И если что-то изменилось за последние годы в положении и статусе «еврейского» в русской литературе, то, пожалуй, лишь две вещи.


Во-первых, в какой-то момент ненадолго наметился ментальный разрыв между еврейской самоидентификацией и набором стандартных интеллигентских ценностей. Самым ярким и сложным произведением, в котором этот разрыв был зафиксирован, стала трилогия Олега Юрьева («Полуостров Жидятин», «Новый Голем, или Война стариков и детей» и «Винета»). Хотя этот разрыв был коротким и вскоре всё стало возвращаться на круги своя (свидетельство чему — иные рецензии на юрьевские романы, где не только мысли, но и сюжет пересказывается «с точностью до наоборот», лишь бы попасть в привычную картину мира), все же он имел место. А значит — расширилось пространство свободы. Все-таки любому человеку полезнее думать самому, а не быть роботом, сколь бы благородной ни была программа. И уж тем более плохо, когда программа эта включается в связи с осознанием собственного еврейства…


Во-вторых, стал возникать интерес к еврейству как самости, не нуждающейся во внешнем одобрении и, так сказать, «сертификации». Да, из еврейских писателей больше всего издают пока нобелевца Башевиса, к тому же — в основном в переводах с английского.

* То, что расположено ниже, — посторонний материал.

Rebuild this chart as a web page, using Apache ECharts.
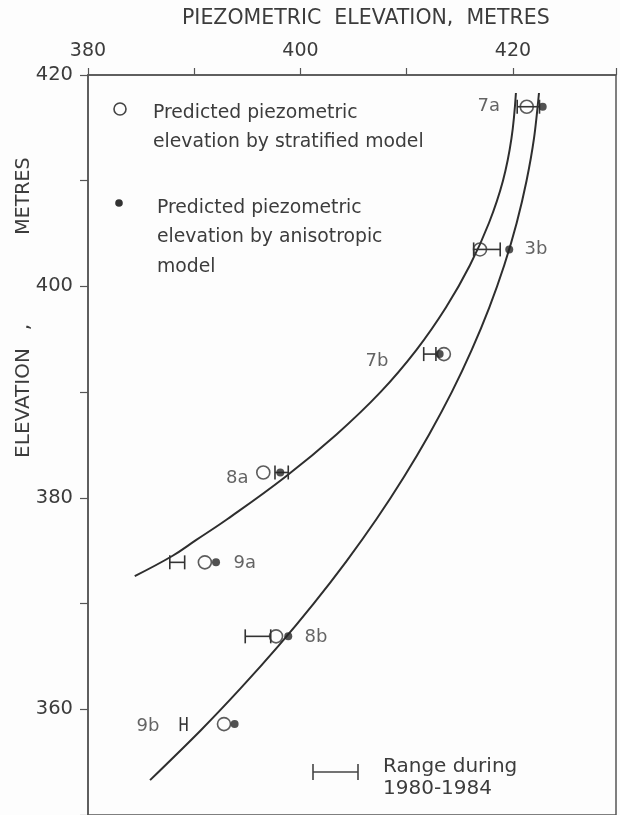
<!DOCTYPE html>
<html>
<head>
<meta charset="utf-8">
<script src="https://cdn.jsdelivr.net/npm/echarts@6/dist/echarts.min.js"></script>
<style>
  html, body { margin: 0; padding: 0; background: #fdfdfd; }
  #chart { width: 620px; height: 815px; }
</style>
</head>
<body>
<div id="chart"></div>
<script>
// ---- data ----
const wells = ['7a', '3b', '7b', '8a', '9a', '8b', '9b'];
const wellElevation = [417.0, 403.5, 393.6, 382.4, 373.9, 366.9, 358.6];
const stratifiedHead = [421.3, 416.9, 413.5, 396.5, 391.0, 397.7, 392.8];
const anisotropicHead = [422.8, 419.65, 413.1, 398.1, 392.05, 398.85, 393.8];
const rangeLow = [420.4, 416.3, 411.6, 397.6, 387.7, 394.8, 388.7];
const rangeHigh = [422.5, 418.8, 412.75, 398.85, 389.1, 397.2, 389.3];

// curves (piezometric elevation vs. elevation)
const stratCurveElev = [418.3, 414, 410, 406, 402, 398, 394, 390, 386, 382, 378, 376, 374.5, 372.6];
const stratCurveHead = [420.28, 419.86, 419.06, 417.74, 415.95, 413.69, 410.92, 407.53, 403.39, 398.59, 393.13, 390.16, 387.93, 384.4];
const anisoCurveElev = [418.3, 414, 410, 406, 402, 398, 394, 390, 386, 382, 378, 374, 370, 366, 362, 358, 353.3];
const anisoCurveHead = [422.45, 421.98, 421.28, 420.35, 419.18, 417.77, 416.12, 414.24, 412.11, 409.75, 407.16, 404.32, 401.24, 397.93, 394.38, 390.6, 385.84];

const xTickLabels = [380, 400, 420];
const yTickLabels = [360, 380, 400, 420];

// ---- styling (label placement relative to the open circle, px) ----
const labelOffset = {
  '7a': [-38, 0], '3b': [56, 0], '7b': [-67, 7], '8a': [-26, 6],
  '9a': [40, 1], '8b': [40, 1], '9b': [-76, 2]
};

const INK = '#2e2e2e';
const TEXT = '#3c3c3c';
const FONT = 'DejaVu Sans';

const chart = echarts.init(document.getElementById('chart'), null, { renderer: 'canvas' });

const zip = (xs, ys) => xs.map((x, i) => [x, ys[i]]);

const option = {
  backgroundColor: '#fdfdfd',
  animation: false,
  grid: {
    left: 88, top: 75, right: 4, bottom: -4,
    show: true, borderColor: '#555', borderWidth: 1.5, backgroundColor: 'transparent'
  },
  xAxis: {
    type: 'value', position: 'top', min: 380, max: 429.7, interval: 10,
    axisLine: { show: true, lineStyle: { color: '#555', width: 1.5 } },
    axisTick: { show: true, length: 7, lineStyle: { color: '#555', width: 1.2 } },
    axisLabel: {
      margin: 14, fontSize: 19, color: TEXT, fontFamily: FONT,
      formatter: v => xTickLabels.includes(v) ? String(v) : ''
    },
    splitLine: { show: false }
  },
  yAxis: {
    type: 'value', min: 350, max: 420, interval: 10,
    axisLine: { show: true, lineStyle: { color: '#555', width: 1.5 } },
    axisTick: { show: true, length: 8, lineStyle: { color: '#555', width: 1.2 } },
    axisLabel: {
      margin: 15, fontSize: 19.5, color: TEXT, fontFamily: FONT,
      formatter: v => yTickLabels.includes(v) ? String(v) : ''
    },
    splitLine: { show: false }
  },
  graphic: [
    { type: 'text', left: 182, top: 8,
      style: { text: 'PIEZOMETRIC  ELEVATION,  METRES', fill: TEXT, font: '20.5px "DejaVu Sans"' } },
    { type: 'text', x: 24, y: 403, rotation: Math.PI / 2,
      style: { text: 'ELEVATION', fill: TEXT, font: '20px "DejaVu Sans"', align: 'center', verticalAlign: 'middle' } },
    { type: 'text', x: 24, y: 327, rotation: Math.PI / 2,
      style: { text: ',', fill: TEXT, font: '20px "DejaVu Sans"', align: 'center', verticalAlign: 'middle' } },
    { type: 'text', x: 24, y: 196, rotation: Math.PI / 2,
      style: { text: 'METRES', fill: TEXT, font: '19px "DejaVu Sans"', align: 'center', verticalAlign: 'middle' } },
    // legend
    { type: 'circle', shape: { cx: 120, cy: 109, r: 6 }, style: { fill: 'none', stroke: '#444', lineWidth: 1.6 } },
    { type: 'text', x: 153, y: 109,
      style: { text: 'Predicted piezometric\nelevation by stratified model', fill: TEXT,
               font: '18.8px "DejaVu Sans"', lineHeight: 29, verticalAlign: 'top', y: -10 } },
    { type: 'circle', shape: { cx: 119, cy: 203, r: 3.8 }, style: { fill: '#333' } },
    { type: 'text', x: 157, y: 203,
      style: { text: 'Predicted piezometric\nelevation by anisotropic\nmodel', fill: TEXT,
               font: '18.8px "DejaVu Sans"', lineHeight: 29.5, verticalAlign: 'top', y: -10 } },
    { type: 'group', children: [
      { type: 'line', shape: { x1: 313, y1: 772, x2: 358, y2: 772 }, style: { stroke: '#444', lineWidth: 1.6 } },
      { type: 'line', shape: { x1: 313, y1: 764, x2: 313, y2: 780 }, style: { stroke: '#444', lineWidth: 1.6 } },
      { type: 'line', shape: { x1: 358, y1: 764, x2: 358, y2: 780 }, style: { stroke: '#444', lineWidth: 1.6 } }
    ] },
    { type: 'text', x: 383, y: 768,
      style: { text: 'Range during\n1980-1984', fill: TEXT, font: '20px "DejaVu Sans"',
               lineHeight: 22, verticalAlign: 'top', y: -12 } }
  ],
  series: [
    {
      name: 'stratified curve', type: 'line', data: zip(stratCurveHead, stratCurveElev),
      smooth: 0.4, symbol: 'none', lineStyle: { color: INK, width: 2 }, z: 2
    },
    {
      name: 'anisotropic curve', type: 'line', data: zip(anisoCurveHead, anisoCurveElev),
      smooth: 0.3, symbol: 'none', lineStyle: { color: INK, width: 2 }, z: 2
    },
    {
      name: 'range 1980-1984', type: 'custom',
      data: wells.map((w, i) => [rangeLow[i], rangeHigh[i], wellElevation[i]]),
      encode: { x: [0, 1], y: 2 },
      renderItem: (params, api) => {
        const lo = api.coord([api.value(0), api.value(2)]);
        const hi = api.coord([api.value(1), api.value(2)]);
        const h = 7;
        const st = { stroke: '#333', lineWidth: 1.6 };
        return { type: 'group', children: [
          { type: 'line', shape: { x1: lo[0], y1: lo[1], x2: hi[0], y2: hi[1] }, style: st },
          { type: 'line', shape: { x1: lo[0], y1: lo[1] - h, x2: lo[0], y2: lo[1] + h }, style: st },
          { type: 'line', shape: { x1: hi[0], y1: hi[1] - h, x2: hi[0], y2: hi[1] + h }, style: st }
        ] };
      },
      z: 3
    },
    {
      name: 'stratified model', type: 'scatter',
      data: wells.map((w, i) => ({
        value: [stratifiedHead[i], wellElevation[i]],
        label: { offset: labelOffset[w] }
      })),
      symbol: 'circle', symbolSize: 13,
      itemStyle: { color: 'rgba(0,0,0,0)', borderColor: '#333', borderWidth: 1.6 },
      label: {
        show: true, position: 'inside', fontSize: 18, color: TEXT, fontFamily: FONT,
        formatter: p => wells[p.dataIndex]
      },
      z: 4
    },
    {
      name: 'anisotropic model', type: 'scatter',
      data: wells.map((w, i) => [anisotropicHead[i], wellElevation[i]]),
      symbol: 'circle', symbolSize: 8,
      itemStyle: { color: '#262626' },
      z: 5
    }
  ]
};
chart.setOption(option);
</script>
</body>
</html>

Но новая школа перевода с идиша возникает прямо на глазах, и в некоторых кругах молодежи изучение этого языка даже стало «модным». Тут как раз очень полезным оказалось европейское влияние, пусть и воспринятое с обычной провинциальной приблизительностью. Имеется в виду мода на локальные и низовые культуры, ставшая неожиданным положительным последствием такой спорной в целом вещи, как отказ от обязательных культурных иерархий, — а также и перехода от «Европы наций» к «единой Европе», выгодного для народов невеликих и безгосударственных.


Так или иначе, русская литература, и в частности поэзия, начинает впитывать такие внутренние и интимные стороны еврейского наследия, какие при взгляде свысока, через собственную или чужую высокую культуру, были бы недоступны. К сожалению, в случае идиша и вообще восточноевропейской еврейской цивилизации это именно наследие. Полнокровной культуры здесь почти уже нет. Что, однако, никак не отменяет главного: «бабушка» жива!